Quilts · Something to Think About

Life’s Pretty Fragile

my daughter and her daughter

Several years ago my husband and I took a year’s sabbatical to live in Alexandria, Virginia, while he worked at the Dept. of State. While he worked, I tried to revise my grad school novel (pitiful thing), visited museums, walked all the sights that D.C. has to offer, gazed at the monuments and joined a quilt group.

Mount Vernon Quilters became the place for me every Tuesday afternoon. The Bees, where we’d meet and just quilt–always hand piecing or applique–were alternated with our Business Meetings. We were one of eleven chapters of a much larger guild, Quilters Unlimited of Virginia, a group totaling around one thousand members.

However, our chapter was small, and I’d say the average age was retirement, with a few young quilters around the edges. I grew to love them and their interesting meeting snacks and amazingly, they took me in and loved me too. It was very hard to leave that little nest. So, in a way, I didn’t. I agreed to serve as Newsletter Editor–but from California–land of the fruits and nuts and machine piecers. Blogs were just starting to come on line at that time, and I set one up for the ladies of Mt. Vernon. It was completely radical–something they really liked–and we became known for our “with-it-ness” all around our greater Quilters Unlimited Guild.

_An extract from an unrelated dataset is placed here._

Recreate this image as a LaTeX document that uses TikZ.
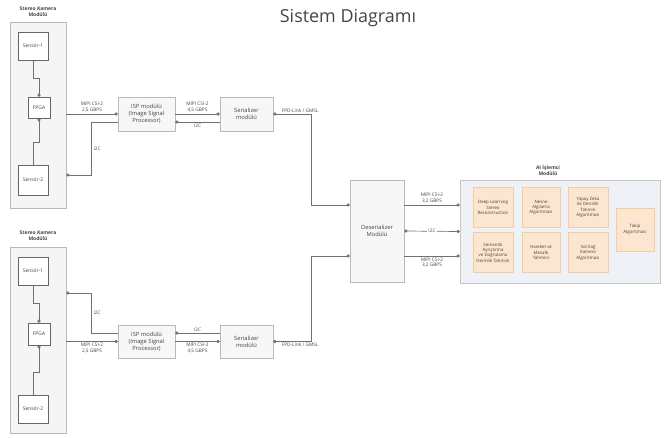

After two years, Beverly took over. I’d never met her–she joined after I had gone–but I taught her everything I knew about blogging. She caught on quickly, asking her son for help when she couldn’t figure out long-distance what the heck I meant about copy-paste, or control-C-control-V. She made it her own. When I went back for a visit last year, I met her and her disabled daughter Catherine. Beverly was as sweet in person as she was on the phone.

Catherine died last week, in her sleep.

Her mother had tucked her in under a flannel chenille quilt made by one of the Mt. Vernon quilters, a slight breeze coming in from the window–and turned out the light. But in the morning, Catherine was gone. I wrote to Beverly to express my condolences and she wrote back:

It was so unexpected. Catherine seemed to be thriving–I really thought she’d outlive me. She was a happy young lady that made me smile everyday and never disappointed me. She was totally innocent–I called her the “barometer of good.” It will be so difficult as I have wrapped my life around her… it’s going to be quite an adjustment. Cath asked for nothing but love, and she got plenty.

So, to help Beverly out, I’ve picked up the blog for a while, trying to fill her shoes, and probably making a mess while I do it.

Life is pretty fragile. Perhaps we all need a quilt somewhere.